Investigators have discovered 17 more bodies on Tuesday in a forest where a cult was suspected of practising mass starvation, bringing the total number of victims to 90, including children.
There are fears that more bodies will be discovered in Shakahola forest, where cult leader Paul Mackenzie Nthenge allegedly told his followers that starvation was the only way to God.
Children are among the most recent victims of Kenya’s “Shakahola Forest Massacre,” with search teams in white overalls still on the ground inland from Malindi on the Indian Ocean coast.
The shocking discovery has shocked the nation, and President William Ruto has promised a crackdown on “unacceptable” religious movements as new details emerge.

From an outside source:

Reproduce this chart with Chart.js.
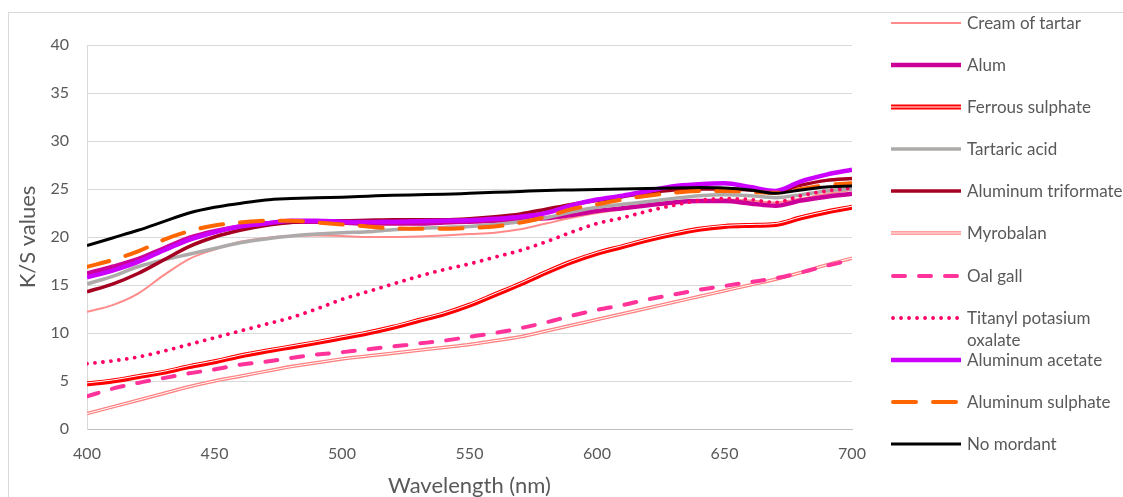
<!DOCTYPE html>
<html>
<head>
<meta charset="utf-8">
<script src="https://cdn.jsdelivr.net/npm/chart.js@4.4.1/dist/chart.umd.min.js"></script>
<style>
  html, body { margin: 0; padding: 0; background: #fff; overflow: hidden; }
  #wrap { position: relative; width: 1123px; height: 497px; overflow: hidden; }
  #frame { position: absolute; left: 8px; top: 12px; width: 1300px; height: 700px; border: 1px solid #d9d9d9; }
  #box { position: absolute; left: 0; top: 0; width: 1123px; height: 497px; }
  #legend { position: absolute; left: 891px; top: 1.5px; font-family: Lato, sans-serif; font-size: 17px; color: #595959; }
  .item { height: 42.2px; position: relative; }
  .item svg { position: absolute; left: 0; top: 10px; }
  .item span { position: absolute; left: 76px; top: 10px; line-height: 22px; width: 165px; }
</style>
</head>
<body>
<div id="wrap">
  <div id="frame"></div>
  <div id="box"><canvas id="myChart"></canvas></div>
  <div id="legend"></div>
</div>
<script>
// longueurs d'onde (nm)
const wavelengths = [400, 410, 420, 430, 440, 450, 460, 470, 480, 490, 500, 510, 520, 530, 540, 550,
                     560, 570, 580, 590, 600, 610, 620, 630, 640, 650, 660, 670, 680, 690, 700];

const creamOfTartar = [12.2, 12.9, 14.1, 16.0, 17.7, 18.7, 19.5, 19.9, 20.1, 20.15, 20.1, 20.0, 20.0, 20.05, 20.15, 20.3,
                       20.45, 20.8, 21.4, 22.0, 22.5, 22.9, 23.3, 23.6, 23.8, 23.9, 23.8, 23.6, 24.0, 24.5, 24.9];
const alum = [16.2, 16.9, 17.7, 18.8, 19.9, 20.6, 21.1, 21.4, 21.6, 21.6, 21.5, 21.4, 21.4, 21.4, 21.5, 21.6,
              21.7, 21.8, 21.95, 22.3, 22.7, 23.0, 23.3, 23.6, 23.75, 23.75, 23.5, 23.25, 23.8, 24.2, 24.5];
const ferrousSulphate = [4.7, 5.0, 5.45, 5.9, 6.5, 7.0, 7.6, 8.1, 8.55, 9.0, 9.5, 10.0, 10.6, 11.3, 12.0, 12.9,
                         14.0, 15.1, 16.3, 17.4, 18.3, 19.0, 19.7, 20.3, 20.8, 21.1, 21.2, 21.3, 22.0, 22.6, 23.1];
const tartaricAcid = [15.1, 15.9, 16.9, 17.6, 18.2, 18.8, 19.4, 19.8, 20.1, 20.3, 20.45, 20.55, 20.75, 20.9, 21.0, 21.1,
                      21.3, 21.6, 22.0, 22.6, 23.1, 23.4, 23.7, 24.0, 24.3, 24.4, 24.3, 24.1, 24.4, 24.8, 25.0];
const aluminumTriformate = [14.3, 15.1, 16.2, 17.6, 19.0, 20.0, 20.7, 21.2, 21.5, 21.7, 21.7, 21.75, 21.8, 21.8, 21.8, 21.9,
                            22.1, 22.4, 22.9, 23.4, 23.8, 24.2, 24.6, 24.9, 25.0, 25.0, 24.9, 24.7, 25.4, 25.9, 26.1];
const myrobalan = [1.6, 2.3, 3.0, 3.7, 4.4, 5.0, 5.5, 6.0, 6.5, 6.9, 7.3, 7.6, 7.9, 8.2, 8.5, 8.8,
                   9.2, 9.6, 10.2, 10.8, 11.4, 12.0, 12.6, 13.2, 13.8, 14.4, 15.0, 15.6, 16.3, 17.1, 17.8];
const oalGall = [3.4, 4.2, 4.8, 5.3, 5.8, 6.2, 6.7, 7.0, 7.4, 7.75, 8.0, 8.3, 8.6, 8.9, 9.2, 9.6,
                 10.0, 10.5, 11.1, 11.8, 12.4, 12.9, 13.5, 14.0, 14.5, 14.9, 15.3, 15.7, 16.3, 17.0, 17.6];
const titanylOxalate = [6.8, 7.1, 7.5, 8.1, 8.8, 9.5, 10.2, 10.9, 11.6, 12.5, 13.5, 14.3, 15.1, 15.9, 16.6, 17.2,
                        17.9, 18.6, 19.5, 20.5, 21.4, 22.0, 22.7, 23.3, 23.8, 24.0, 23.9, 23.6, 24.3, 24.8, 25.1];
const aluminumAcetate = [15.8, 16.5, 17.4, 18.6, 19.7, 20.5, 21.1, 21.4, 21.7, 21.7, 21.6, 21.55, 21.6, 21.65, 21.7, 21.75,
                         21.9, 22.1, 22.5, 23.3, 23.9, 24.3, 24.8, 25.3, 25.5, 25.6, 25.2, 24.8, 25.8, 26.5, 27.0];
const aluminumSulphate = [16.9, 17.6, 18.5, 19.7, 20.6, 21.2, 21.5, 21.7, 21.7, 21.5, 21.3, 21.1, 20.9, 20.85, 20.85, 20.95,
                          21.1, 21.5, 22.1, 22.9, 23.4, 23.9, 24.3, 24.6, 24.8, 24.8, 24.7, 24.6, 25.0, 25.4, 25.6];
const noMordant = [19.1, 19.9, 20.7, 21.6, 22.5, 23.1, 23.5, 23.85, 24.0, 24.1, 24.15, 24.25, 24.35, 24.4, 24.45, 24.55,
                   24.65, 24.75, 24.85, 24.9, 24.95, 25.0, 25.05, 25.1, 25.15, 25.1, 24.9, 24.55, 24.9, 25.2, 25.3];

const yTicks = [0, 5, 10, 15, 20, 25, 30, 35, 40];
const xTicks = [400, 450, 500, 550, 600, 650, 700];

function pts(values) {
    return wavelengths.map((w, i) => ({ x: w, y: values[i] }));
}

// style de chaque série
function serie(label, values, color, width, extra) {
    return Object.assign({
        label: label,
        data: pts(values),
        borderColor: color,
        backgroundColor: color,
        borderWidth: width,
        pointRadius: 0,
        cubicInterpolationMode: "monotone",
        fill: false
    }, extra || {});
}

const datasets = [
    serie("Cream of tartar", creamOfTartar, "#FF8B8B", 2),
    serie("Alum", alum, "#CC0099", 4.5),
    serie("Ferrous sulphate", ferrousSulphate, "#FF0000", 5, { innerColor: "#fff", innerWidth: 1, innerOffset: -1 }),
    serie("Tartaric acid", tartaricAcid, "#AEAAAA", 3.5),
    serie("Aluminum triformate", aluminumTriformate, "#A50021", 3.5),
    serie("Myrobalan", myrobalan, "#FF8080", 3.5, { innerColor: "#fff", innerWidth: 1, innerOffset: 0 }),
    serie("Oal gall", oalGall, "#FF3399", 4, { borderDash: [12, 14], borderCapStyle: "round" }),
    serie("Titanyl potasium oxalate", titanylOxalate, "#FF0066", 3.8, { borderDash: [0.01, 8], borderCapStyle: "round" }),
    serie("Aluminum acetate", aluminumAcetate, "#CC00FF", 4.5),
    serie("Aluminum sulphate", aluminumSulphate, "#FF6600", 4, { borderDash: [23, 17], borderCapStyle: "round" }),
    serie("No mordant", noMordant, "#000000", 3)
];
// la dernière série est dessinée au-dessus
datasets.forEach((d, i) => { d.order = -i; });

// ligne double (blanche au centre)
const doubleLine = {
    id: "doubleLine",
    afterDatasetDraw(chart, args) {
        const ds = chart.data.datasets[args.index];
        if (!ds.innerColor) return;
        const a = chart.chartArea;
        const ctx = chart.ctx;
        ctx.save();
        ctx.beginPath();
        ctx.rect(a.left, a.top, a.right - a.left, a.bottom - a.top);
        ctx.clip();
        ctx.translate(0, ds.innerOffset || 0);
        ctx.beginPath();
        args.meta.dataset.path(ctx);
        ctx.lineWidth = ds.innerWidth;
        ctx.strokeStyle = ds.innerColor;
        ctx.lineJoin = "round";
        ctx.stroke();
        ctx.restore();
    }
};

const tickFont = { family: "Lato", size: 16 };
const titleFont = { family: "Lato", size: 22, lineHeight: 1 };

const chart = new Chart(document.getElementById("myChart"), {
    type: "line",
    data: { datasets: datasets },
    plugins: [doubleLine],
    options: {
        responsive: true,
        maintainAspectRatio: false,
        animation: false,
        layout: { padding: { left: 0, right: 271, top: 45, bottom: 0 } },
        plugins: { legend: { display: false }, tooltip: { enabled: false } },
        scales: {
            x: {
                type: "linear",
                min: 400,
                max: 700,
                afterBuildTicks: s => { s.ticks = xTicks.map(v => ({ value: v })); },
                afterFit: s => { s.height = 68; },
                grid: { display: false },
                border: { display: true, color: "#BFBFBF", width: 1 },
                ticks: { color: "#595959", font: tickFont, padding: 7 },
                title: { display: true, text: "Wavelength (nm)", color: "#595959", font: titleFont, padding: { top: 0, bottom: 0 } }
            },
            y: {
                min: 0,
                max: 40,
                afterBuildTicks: s => { s.ticks = yTicks.map(v => ({ value: v })); },
                afterFit: s => { s.width = 87; },
                grid: { color: "#D9D9D9", drawTicks: false },
                border: { display: true, color: "#D9D9D9" },
                ticks: { color: "#595959", font: tickFont, padding: 18 },
                title: { display: true, text: "K/S values", color: "#595959", font: titleFont, padding: { top: 17, bottom: 0 } }
            }
        }
    }
});

// légende HTML
const legend = document.getElementById("legend");
chart.data.datasets.forEach(ds => {
    const item = document.createElement("div");
    item.className = "item";
    const ns = "http://www.w3.org/2000/svg";
    const svg = document.createElementNS(ns, "svg");
    svg.setAttribute("width", "72");
    svg.setAttribute("height", "22");
    const mk = (color, w, dash, cap, dy) => {
        const l = document.createElementNS(ns, "line");
        l.setAttribute("x1", ds.borderCapStyle === "round" ? 2 : 0);
        l.setAttribute("x2", ds.borderCapStyle === "round" ? 68 : 70);
        l.setAttribute("y1", 11 + (dy || 0));
        l.setAttribute("y2", 11 + (dy || 0));
        l.setAttribute("stroke", color);
        l.setAttribute("stroke-width", w);
        if (dash) l.setAttribute("stroke-dasharray", dash.join(" "));
        l.setAttribute("stroke-linecap", cap || "butt");
        svg.appendChild(l);
    };
    mk(ds.borderColor, ds.borderWidth, ds.borderDash, ds.borderCapStyle);
    if (ds.innerColor) mk(ds.innerColor, ds.innerWidth, null, null, 0);
    item.appendChild(svg);
    const span = document.createElement("span");
    span.textContent = ds.label;
    item.appendChild(span);
    legend.appendChild(item);
});
</script>
</body>
</html>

Interior Minister Kithure Kindiki warned that the worst is yet to come.
“We don’t know how many more graves, how many more bodies, we are likely to discover,” he told reporters, adding the crimes were serious enough to warrant terrorism charges against Nthenge.
He claimed that 34 people had been discovered alive so far in the vast forest, where police were alerted to the cult’s activities and a crime scene had been established.
“The majority of the bodies exhumed are children,” an unnamed forensic investigator told AFP.
Authorities at the state-run Malindi Sub-County Hospital warned that the morgue was running out of space to store the bodies and was already operating at capacity.